THE PROBLEM: Repeat the lines exactly from the line that contains "What Plotly code" through the line that contains "import plotly.graph_objects as go"; leave images out and add nothing.

Some records
——

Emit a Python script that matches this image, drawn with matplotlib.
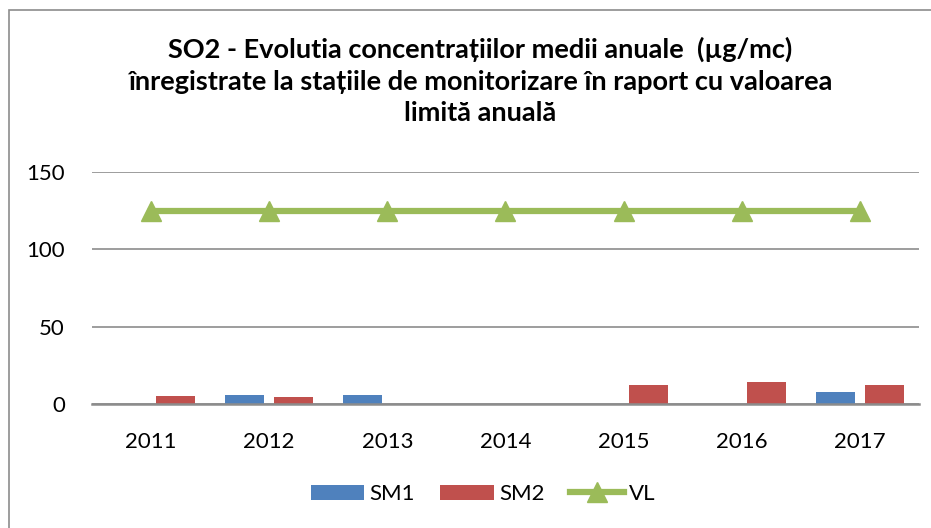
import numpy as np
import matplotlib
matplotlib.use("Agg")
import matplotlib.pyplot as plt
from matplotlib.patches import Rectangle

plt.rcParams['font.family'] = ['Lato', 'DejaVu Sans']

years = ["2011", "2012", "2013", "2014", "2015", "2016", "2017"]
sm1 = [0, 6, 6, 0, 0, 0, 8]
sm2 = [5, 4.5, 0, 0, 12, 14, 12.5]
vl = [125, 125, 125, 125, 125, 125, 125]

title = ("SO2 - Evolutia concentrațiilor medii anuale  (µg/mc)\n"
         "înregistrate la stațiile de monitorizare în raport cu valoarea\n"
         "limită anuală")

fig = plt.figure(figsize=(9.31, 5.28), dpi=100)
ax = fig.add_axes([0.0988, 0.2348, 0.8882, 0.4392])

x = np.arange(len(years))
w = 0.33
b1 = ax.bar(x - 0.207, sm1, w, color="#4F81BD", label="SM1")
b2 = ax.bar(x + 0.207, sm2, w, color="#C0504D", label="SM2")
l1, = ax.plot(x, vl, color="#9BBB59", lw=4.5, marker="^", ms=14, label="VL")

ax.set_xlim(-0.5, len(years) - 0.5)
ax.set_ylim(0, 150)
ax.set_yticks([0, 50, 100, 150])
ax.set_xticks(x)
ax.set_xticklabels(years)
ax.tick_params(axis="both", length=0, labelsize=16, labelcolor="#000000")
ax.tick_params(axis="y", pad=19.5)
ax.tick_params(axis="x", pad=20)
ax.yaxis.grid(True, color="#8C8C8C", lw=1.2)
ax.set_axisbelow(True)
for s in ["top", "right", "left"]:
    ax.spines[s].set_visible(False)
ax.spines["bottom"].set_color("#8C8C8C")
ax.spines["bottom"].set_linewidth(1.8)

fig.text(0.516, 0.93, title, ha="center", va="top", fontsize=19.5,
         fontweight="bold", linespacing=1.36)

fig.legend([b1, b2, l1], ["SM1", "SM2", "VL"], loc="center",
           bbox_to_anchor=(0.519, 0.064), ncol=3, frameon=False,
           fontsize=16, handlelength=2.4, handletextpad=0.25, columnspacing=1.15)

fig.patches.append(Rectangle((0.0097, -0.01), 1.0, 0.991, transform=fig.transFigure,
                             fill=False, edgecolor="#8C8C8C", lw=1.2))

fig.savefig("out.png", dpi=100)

——

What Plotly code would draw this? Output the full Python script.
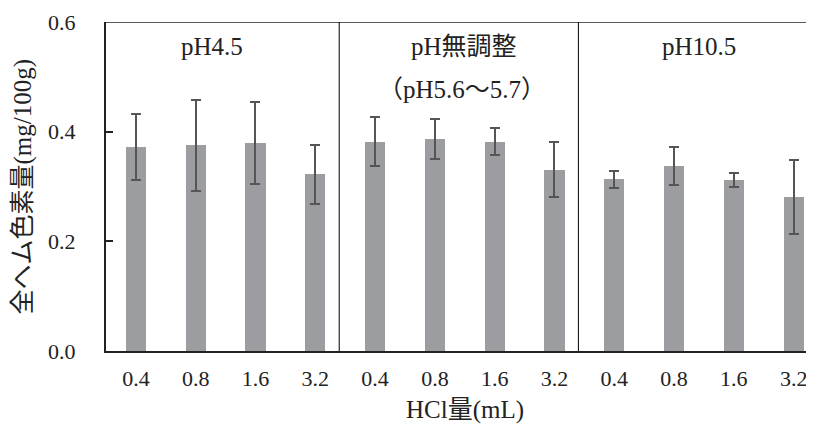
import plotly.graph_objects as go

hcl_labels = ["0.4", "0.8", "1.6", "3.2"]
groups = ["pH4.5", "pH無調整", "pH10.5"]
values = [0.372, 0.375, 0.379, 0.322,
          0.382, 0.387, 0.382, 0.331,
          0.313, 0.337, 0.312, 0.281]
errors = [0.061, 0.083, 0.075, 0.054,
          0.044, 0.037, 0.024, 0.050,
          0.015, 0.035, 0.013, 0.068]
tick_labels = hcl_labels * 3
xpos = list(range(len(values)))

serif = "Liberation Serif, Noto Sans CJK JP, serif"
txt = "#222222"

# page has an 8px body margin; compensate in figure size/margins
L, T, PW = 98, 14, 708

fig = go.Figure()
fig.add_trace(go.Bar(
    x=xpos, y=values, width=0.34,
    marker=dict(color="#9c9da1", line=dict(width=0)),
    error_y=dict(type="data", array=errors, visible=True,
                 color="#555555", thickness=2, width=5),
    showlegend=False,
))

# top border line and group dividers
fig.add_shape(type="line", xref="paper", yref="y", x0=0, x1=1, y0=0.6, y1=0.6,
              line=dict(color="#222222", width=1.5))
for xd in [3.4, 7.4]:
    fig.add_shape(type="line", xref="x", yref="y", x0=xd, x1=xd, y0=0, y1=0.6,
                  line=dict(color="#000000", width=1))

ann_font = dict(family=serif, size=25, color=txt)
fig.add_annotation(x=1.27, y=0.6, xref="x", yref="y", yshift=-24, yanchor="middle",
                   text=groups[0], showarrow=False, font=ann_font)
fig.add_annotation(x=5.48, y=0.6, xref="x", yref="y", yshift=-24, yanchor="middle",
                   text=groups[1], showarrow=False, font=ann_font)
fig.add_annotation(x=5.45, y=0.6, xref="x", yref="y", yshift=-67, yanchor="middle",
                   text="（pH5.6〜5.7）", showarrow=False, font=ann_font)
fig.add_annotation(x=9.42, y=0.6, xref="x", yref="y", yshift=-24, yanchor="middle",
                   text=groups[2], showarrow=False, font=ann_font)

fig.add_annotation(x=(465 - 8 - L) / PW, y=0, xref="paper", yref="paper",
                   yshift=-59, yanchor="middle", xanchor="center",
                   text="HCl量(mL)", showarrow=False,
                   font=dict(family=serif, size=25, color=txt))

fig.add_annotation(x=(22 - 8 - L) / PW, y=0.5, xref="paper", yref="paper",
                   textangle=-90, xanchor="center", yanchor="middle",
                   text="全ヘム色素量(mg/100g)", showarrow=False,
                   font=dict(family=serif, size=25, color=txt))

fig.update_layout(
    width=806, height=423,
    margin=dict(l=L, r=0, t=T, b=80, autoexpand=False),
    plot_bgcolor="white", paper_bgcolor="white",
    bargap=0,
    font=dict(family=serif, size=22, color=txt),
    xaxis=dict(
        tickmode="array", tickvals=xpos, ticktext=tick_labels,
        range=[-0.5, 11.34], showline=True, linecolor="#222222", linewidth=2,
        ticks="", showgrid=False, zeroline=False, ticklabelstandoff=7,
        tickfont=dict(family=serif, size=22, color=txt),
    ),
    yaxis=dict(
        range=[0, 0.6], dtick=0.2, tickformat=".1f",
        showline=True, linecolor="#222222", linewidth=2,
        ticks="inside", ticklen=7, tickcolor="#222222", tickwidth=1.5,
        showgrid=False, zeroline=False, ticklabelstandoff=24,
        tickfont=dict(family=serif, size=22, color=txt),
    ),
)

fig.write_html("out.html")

——

COMPLETED TASK:
What Plotly code would draw this? Output the full Python script.
import plotly.graph_objects as go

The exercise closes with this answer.